_Data extract:_
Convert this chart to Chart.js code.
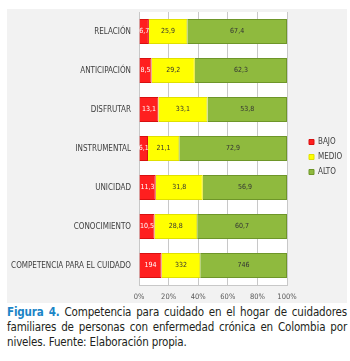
<!DOCTYPE html>
<html>
<head>
<meta charset="utf-8">
<script src="https://cdn.jsdelivr.net/npm/chart.js@4"></script>
<style>
    body { margin: 0; background: #fff; width: 350px; height: 361px; overflow: hidden; }
    #panel { position: absolute; left: 7px; top: 9px; width: 340px; height: 294px; background: #f2f2f2; }
    #panel canvas { display: block; }
    #caption {
        position: absolute; left: 7px; top: 305px; width: 340px;
        font-family: "DejaVu Sans Condensed", "Liberation Sans", sans-serif;
        font-size: 11.5px; letter-spacing: -0.15px; line-height: 15px; color: #231f20; text-align: justify;
    }
    #caption b { color: #1a84c6; }
</style>
</head>
<body>
<div id="panel"><canvas id="chart" width="340" height="294"></canvas></div>
<div id="caption"><b>Figura 4.</b> Competencia para cuidado en el hogar de cuidadores familiares de personas con enfermedad crónica en Colombia por niveles. Fuente: Elaboración propia.</div>
<script>
// Categorías y valores
const categories = ['RELACIÓN', 'ANTICIPACIÓN', 'DISFRUTAR', 'INSTRUMENTAL', 'UNICIDAD', 'CONOCIMIENTO', 'COMPETENCIA PARA EL CUIDADO'];
const bajo = [6.7, 8.5, 13.1, 6.1, 11.3, 10.5, 194];
const medio = [25.9, 29.2, 33.1, 21.1, 31.8, 28.8, 332];
const alto = [67.4, 62.3, 53.8, 72.9, 56.9, 60.7, 746];
const xTicks = [0, 20, 40, 60, 80, 100];

// Barras al 100%: cada serie como porcentaje del total de su categoría
const totals = categories.map((c, i) => bajo[i] + medio[i] + alto[i]);
const pct = arr => arr.map((v, i) => v / totals[i] * 100);

// Texto de las etiquetas con coma decimal
const fmt = v => String(v).replace('.', ',');

const labelFont = '"DejaVu Sans Condensed", "DejaVu Sans", sans-serif';

// Fondo blanco del área de trazado
const plotBg = {
    id: 'plotBg',
    beforeDraw(chart) {
        const a = chart.chartArea;
        const ctx = chart.ctx;
        ctx.save();
        ctx.fillStyle = '#ffffff';
        ctx.fillRect(a.left, a.top, a.right - a.left, a.bottom - a.top);
        ctx.restore();
    }
};

// Ancho fijo de la leyenda y desplazamiento a la derecha
const legendBox = {
    id: 'legendBox',
    beforeUpdate(chart) {
        const lg = chart.legend;
        if (lg && !lg._fixed) {
            const fit = lg.fit.bind(lg);
            lg.fit = function () { fit(); this.width = 60; };
            lg._fixed = true;
        }
    },
    afterLayout(chart) {
        if (chart.legend) chart.legend.left += 15;
    }
};

// Valores escritos sobre cada segmento
const barLabels = {
    id: 'barLabels',
    afterDatasetsDraw(chart) {
        const ctx = chart.ctx;
        ctx.save();
        ctx.font = '7px ' + labelFont;
        ctx.textAlign = 'center';
        ctx.textBaseline = 'middle';
        chart.data.datasets.forEach((ds, di) => {
            chart.getDatasetMeta(di).data.forEach((bar, i) => {
                const cx = (bar.x + bar.base) / 2;
                ctx.fillStyle = ds.labelColor;
                ctx.fillText(fmt(ds.raw[i]), cx, bar.y);
            });
        });
        ctx.restore();
    }
};

const ctx = document.getElementById('chart').getContext('2d');
new Chart(ctx, {
    type: 'bar',
    data: {
        labels: categories,
        datasets: [
            { label: 'BAJO', data: pct(bajo), raw: bajo, backgroundColor: '#ff1f1f', borderColor: '#d81010', borderWidth: 1, labelColor: '#ffffff' },
            { label: 'MEDIO', data: pct(medio), raw: medio, backgroundColor: '#ffff00', borderColor: '#e0e000', borderWidth: 1, labelColor: '#333333' },
            { label: 'ALTO', data: pct(alto), raw: alto, backgroundColor: '#8fba3e', borderColor: '#6e9629', borderWidth: 1, labelColor: '#333333' }
        ]
    },
    options: {
        indexAxis: 'y',
        responsive: false,
        animation: false,
        categoryPercentage: 1,
        barPercentage: 0.64,
        layout: { padding: { top: 3, right: 0, bottom: 1, left: 0 } },
        scales: {
            x: {
                stacked: true,
                min: 0,
                max: 100,
                afterBuildTicks: axis => { axis.ticks = xTicks.map(v => ({ value: v })); },
                afterFit: axis => { axis.height = 17; },
                ticks: {
                    callback: v => v + '%',
                    color: '#595959',
                    font: { size: 7.5, family: labelFont },
                    padding: 8
                },
                grid: { color: '#c8c8c8', drawTicks: false },
                border: { color: '#c8c8c8' }
            },
            y: {
                stacked: true,
                afterFit: axis => {
                    axis.width = 132;
                    axis.paddingTop = 0;
                    axis.paddingBottom = 0;
                },
                ticks: {
                    color: '#404040',
                    font: { size: 8, family: labelFont },
                    padding: 8
                },
                grid: { display: false, drawTicks: false },
                border: { display: false }
            }
        },
        plugins: {
            legend: {
                position: 'right',
                align: 'center',
                labels: {
                    boxWidth: 5,
                    boxHeight: 5,
                    padding: 7,
                    color: '#404040',
                    font: { size: 8, family: labelFont }
                }
            },
            tooltip: { enabled: false }
        }
    },
    plugins: [plotBg, legendBox, barLabels]
});
</script>
</body>
</html>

_Aim of the task:_ Exclude the pictures. Write out the remaining data exactly.

_Reply:_
Convert this chart to Chart.js code.
<!DOCTYPE html>
<html>
<head>
<meta charset="utf-8">
<script src="https://cdn.jsdelivr.net/npm/chart.js@4"></script>
<style>
    body { margin: 0; background: #fff; width: 350px; height: 361px; overflow: hidden; }
    #panel { position: absolute; left: 7px; top: 9px; width: 340px; height: 294px; background: #f2f2f2; }
    #panel canvas { display: block; }
    #caption {
        position: absolute; left: 7px; top: 305px; width: 340px;
        font-family: "DejaVu Sans Condensed", "Liberation Sans", sans-serif;
        font-size: 11.5px; letter-spacing: -0.15px; line-height: 15px; color: #231f20; text-align: justify;
    }
    #caption b { color: #1a84c6; }
</style>
</head>
<body>
<div id="panel"><canvas id="chart" width="340" height="294"></canvas></div>
<div id="caption"><b>Figura 4.</b> Competencia para cuidado en el hogar de cuidadores familiares de personas con enfermedad crónica en Colombia por niveles. Fuente: Elaboración propia.</div>
<script>
// Categorías y valores
const categories = ['RELACIÓN', 'ANTICIPACIÓN', 'DISFRUTAR', 'INSTRUMENTAL', 'UNICIDAD', 'CONOCIMIENTO', 'COMPETENCIA PARA EL CUIDADO'];
const bajo = [6.7, 8.5, 13.1, 6.1, 11.3, 10.5, 194];
const medio = [25.9, 29.2, 33.1, 21.1, 31.8, 28.8, 332];
const alto = [67.4, 62.3, 53.8, 72.9, 56.9, 60.7, 746];
const xTicks = [0, 20, 40, 60, 80, 100];

// Barras al 100%: cada serie como porcentaje del total de su categoría
const totals = categories.map((c, i) => bajo[i] + medio[i] + alto[i]);
const pct = arr => arr.map((v, i) => v / totals[i] * 100);

// Texto de las etiquetas con coma decimal
const fmt = v => String(v).replace('.', ',');

const labelFont = '"DejaVu Sans Condensed", "DejaVu Sans", sans-serif';

// Fondo blanco del área de trazado
const plotBg = {
    id: 'plotBg',
    beforeDraw(chart) {
        const a = chart.chartArea;
        const ctx = chart.ctx;
        ctx.save();
        ctx.fillStyle = '#ffffff';
        ctx.fillRect(a.left, a.top, a.right - a.left, a.bottom - a.top);
        ctx.restore();
    }
};

// Ancho fijo de la leyenda y desplazamiento a la derecha
const legendBox = {
    id: 'legendBox',
    beforeUpdate(chart) {
        const lg = chart.legend;
        if (lg && !lg._fixed) {
            const fit = lg.fit.bind(lg);
            lg.fit = function () { fit(); this.width = 60; };
            lg._fixed = true;
        }
    },
    afterLayout(chart) {
        if (chart.legend) chart.legend.left += 15;
    }
};

// Valores escritos sobre cada segmento
const barLabels = {
    id: 'barLabels',
    afterDatasetsDraw(chart) {
        const ctx = chart.ctx;
        ctx.save();
        ctx.font = '7px ' + labelFont;
        ctx.textAlign = 'center';
        ctx.textBaseline = 'middle';
        chart.data.datasets.forEach((ds, di) => {
            chart.getDatasetMeta(di).data.forEach((bar, i) => {
                const cx = (bar.x + bar.base) / 2;
                ctx.fillStyle = ds.labelColor;
                ctx.fillText(fmt(ds.raw[i]), cx, bar.y);
            });
        });
        ctx.restore();
    }
};

const ctx = document.getElementById('chart').getContext('2d');
new Chart(ctx, {
    type: 'bar',
    data: {
        labels: categories,
        datasets: [
            { label: 'BAJO', data: pct(bajo), raw: bajo, backgroundColor: '#ff1f1f', borderColor: '#d81010', borderWidth: 1, labelColor: '#ffffff' },
            { label: 'MEDIO', data: pct(medio), raw: medio, backgroundColor: '#ffff00', borderColor: '#e0e000', borderWidth: 1, labelColor: '#333333' },
            { label: 'ALTO', data: pct(alto), raw: alto, backgroundColor: '#8fba3e', borderColor: '#6e9629', borderWidth: 1, labelColor: '#333333' }
        ]
    },
    options: {
        indexAxis: 'y',
        responsive: false,
        animation: false,
        categoryPercentage: 1,
        barPercentage: 0.64,
        layout: { padding: { top: 3, right: 0, bottom: 1, left: 0 } },
        scales: {
            x: {
                stacked: true,
                min: 0,
                max: 100,
                afterBuildTicks: axis => { axis.ticks = xTicks.map(v => ({ value: v })); },
                afterFit: axis => { axis.height = 17; },
                ticks: {
                    callback: v => v + '%',
                    color: '#595959',
                    font: { size: 7.5, family: labelFont },
                    padding: 8
                },
                grid: { color: '#c8c8c8', drawTicks: false },
                border: { color: '#c8c8c8' }
            },
            y: {
                stacked: true,
                afterFit: axis => {
                    axis.width = 132;
                    axis.paddingTop = 0;
                    axis.paddingBottom = 0;
                },
                ticks: {
                    color: '#404040',
                    font: { size: 8, family: labelFont },
                    padding: 8
                },
                grid: { display: false, drawTicks: false },
                border: { display: false }
            }
        },
        plugins: {
            legend: {
                position: 'right',
                align: 'center',
                labels: {
                    boxWidth: 5,
                    boxHeight: 5,
                    padding: 7,
                    color: '#404040',
                    font: { size: 8, family: labelFont }
                }
            },
            tooltip: { enabled: false }
        }
    },
    plugins: [plotBg, legendBox, barLabels]
});
</script>
</body>
</html>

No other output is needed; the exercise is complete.